In today's installment of the Project Euler series we have Problem 25: 1000-digit Fibonacci number, where we have to find the Fibonacci number with 1000 digits.

The Fibonacci sequence is defined by the recurrence relation:

$F_n = F_{n−1} + F_{n−2}$, where $F_1 = 1$ and $F_2 = 1$.

Hence the first 12 terms will be:

  • $F_1 = 1$
  • $F_2 = 1$
  • $F_3 = 2$
  • $F_4 = 3$
  • $F_5 = 5$
  • $F_6 = 8$
  • $F_7 = 13$
  • $F_8 = 21$
  • $F_9 = 34$
  • $F_{10} = 55$
  • $F_{11} = 89$
  • $F_{12} = 144$

The 12th term, $F_{12}, is the first term to contain three digits.

What is the index of the first term in the Fibonacci sequence to contain 1000 digits?

I am not sure about this problem. In Solution 2: Even Fibonacci numbers we constructed a Fibonacci sequence generator which has O(1) time per number. We can just use this one to enumerate the whole sequence and stop whenever we have found one with 1000 digits:

def solution_iterative() -> int:
    for i, f in enumerate(fibonacci_generator(), 2):
        if len(str(f)) >= 1000:
            return i

This runs in 26 ms and is quite sufficient for this problem.

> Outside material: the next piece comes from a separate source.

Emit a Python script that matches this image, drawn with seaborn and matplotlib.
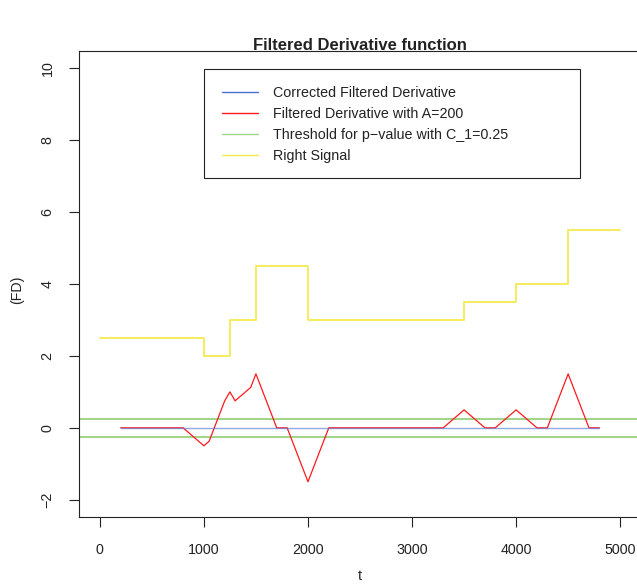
import numpy as np
import pandas as pd
import matplotlib
matplotlib.use("Agg")
import matplotlib.pyplot as plt
from matplotlib.lines import Line2D
from matplotlib.patches import Rectangle
import seaborn as sns

# Filtered derivative (window A=200), sampled at its breakpoints
fd_t = [200, 800, 1000, 1050, 1200, 1250, 1300, 1450, 1500, 1700, 1800,
        2000, 2200, 3300, 3500, 3700, 3800, 4000, 4200, 4300, 4500, 4700, 4800]
fd_val = [0, 0, -0.5, -0.375, 0.75, 1.0, 0.75, 1.125, 1.5, 0, 0,
          -1.5, 0, 0, 0.5, 0, 0, 0.5, 0, 0, 1.5, 0, 0]

# Corrected filtered derivative
cfd_t = [200, 4800]
cfd_val = [0, 0]

# Right (true) piecewise-constant signal
sig_t = [0, 1000, 1250, 1500, 2000, 3500, 4000, 4500, 5000]
sig_val = [2.5, 2.0, 3.0, 4.5, 3.0, 3.5, 4.0, 5.5, 5.5]

threshold = 0.25

x_ticks = [0, 1000, 2000, 3000, 4000, 5000]
y_ticks = [-2, 0, 2, 4, 6, 8, 10]

legend_labels = ["Corrected Filtered Derivative",
                 "Filtered Derivative with A=200",
                 "Threshold for p\u2212value with C_1=0.25",
                 "Right Signal"]

col_blue = "#4a6fd3"
col_red = "#ff1a1a"
col_green = "#a2d68c"
col_yellow = "#f6ea4e"

sns.set_style("white")
plt.rcParams["font.family"] = ["Liberation Sans", "DejaVu Sans"]

FS = 10.3

W, H = 637, 588
fig = plt.figure(figsize=(W / 100, H / 100), dpi=100)
L, R, T, B = 79, 641, 51, 517
ax = fig.add_axes([L / W, 1 - B / H, (R - L) / W, (B - T) / H])

df_sig = pd.DataFrame({"t": sig_t, "v": sig_val})
df_fd = pd.DataFrame({"t": fd_t, "v": fd_val})
df_cfd = pd.DataFrame({"t": cfd_t, "v": cfd_val})

sns.lineplot(data=df_sig, x="t", y="v", ax=ax, color=col_yellow, lw=1.3,
             estimator=None, drawstyle="steps-post")
for s in (-1, 1):
    ax.axhline(s * threshold, color=col_green, lw=1.5)
sns.lineplot(data=df_fd, x="t", y="v", ax=ax, color=col_red, lw=0.9,
             estimator=None)
sns.lineplot(data=df_cfd, x="t", y="v", ax=ax, color=col_blue, lw=1.0,
             alpha=0.6, estimator=None)

ax.set_xlim(-200, 5200)
ax.set_ylim(-2.48, 10.48)
ax.set_xticks(x_ticks)
ax.set_yticks(y_ticks)
ax.set_xticklabels([str(v) for v in x_ticks])
ax.set_yticklabels([str(v).replace("-", "\u2212") for v in y_ticks],
                   rotation=90, va="center")
ax.tick_params(axis="both", direction="out", length=7, width=0.8,
               colors="#222222", labelsize=FS, bottom=True, left=True)
ax.tick_params(axis="x", pad=12)
ax.tick_params(axis="y", pad=10.5)
ax.set_xlabel("")
ax.set_ylabel("")
for sp in ax.spines.values():
    sp.set_visible(True)
    sp.set_color("#222222")
    sp.set_linewidth(0.8)

fig.text(360 / W, 1 - 45 / H, "Filtered Derivative function",
         ha="center", va="center", fontsize=12, fontweight="bold",
         color="#222222")
fig.text(360 / W, 1 - 576 / H, "t", ha="center", va="center",
         fontsize=FS, color="#222222")
fig.text(17 / W, 1 - 290 / H, "(FD)", ha="center", va="center",
         rotation=90, fontsize=FS, color="#222222")

# legend box and entries
fig.patches.append(Rectangle((204 / W, 1 - 178 / H), (580 - 204) / W,
                             (178 - 69) / H, transform=fig.transFigure,
                             fill=False, edgecolor="#222222", lw=0.8))
handles = [Line2D([], [], color=c, lw=1.0)
           for c in (col_blue, col_red, col_green, col_yellow)]
leg = fig.legend(handles, legend_labels, loc="upper left",
                 bbox_to_anchor=(222 / W, 1 - 86 / H),
                 frameon=False, fontsize=FS, borderpad=0, borderaxespad=0,
                 handlelength=2.5, handletextpad=1.05, labelspacing=0.5)
for txt in leg.get_texts():
    txt.set_color("#222222")

fig.savefig("out.png", dpi=100)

Perhaps we can use the diagonalization of the the Fibonacci sequence to get it even faster? Taking the derivation from the website, we can write the number $F_n$ as such: $$ F_n = \frac{1}{\sqrt 5}(\phi^n - \psi^n) \,, $$ where $$ \phi = \frac{1 + \sqrt 5}{2} \,, \qquad \psi = \frac{1 - \sqrt 5}{2} \,. $$

We could just put in $F_n = 10^{1000}$ and solve for $n$. But how would one do that? The problem is that $\psi$ is negative and flips it sign with every iteration. One could just take a look at even or off $n$ and then analytically continue that function.

Then one would use a numerical equation solver to solve this equation for $n$ and just take a look at the Fibonacci numbers in that region. This could be done with an open method like Newton or secant. Of one could establish an upper bound and then use bisection.

The problem here are the IEEE floating point numbers with 64 bit. They can only go up to around $10^{307}$, which is not sufficient for the $10^{1000}$ that we want. Therefore we cannot compute these high numbers directly with the precision that we have. We would need to have around 300 bits of precision to pull that off. And we don't have this, the largest that NumPy offers are 256 bit. One could then use an arbitrary precision library to get this, but that will hardly be faster than just enumerating about 5000 Fibonacci numbers (the solution is 4,782).

So in the end, the straightforward solution is the best one.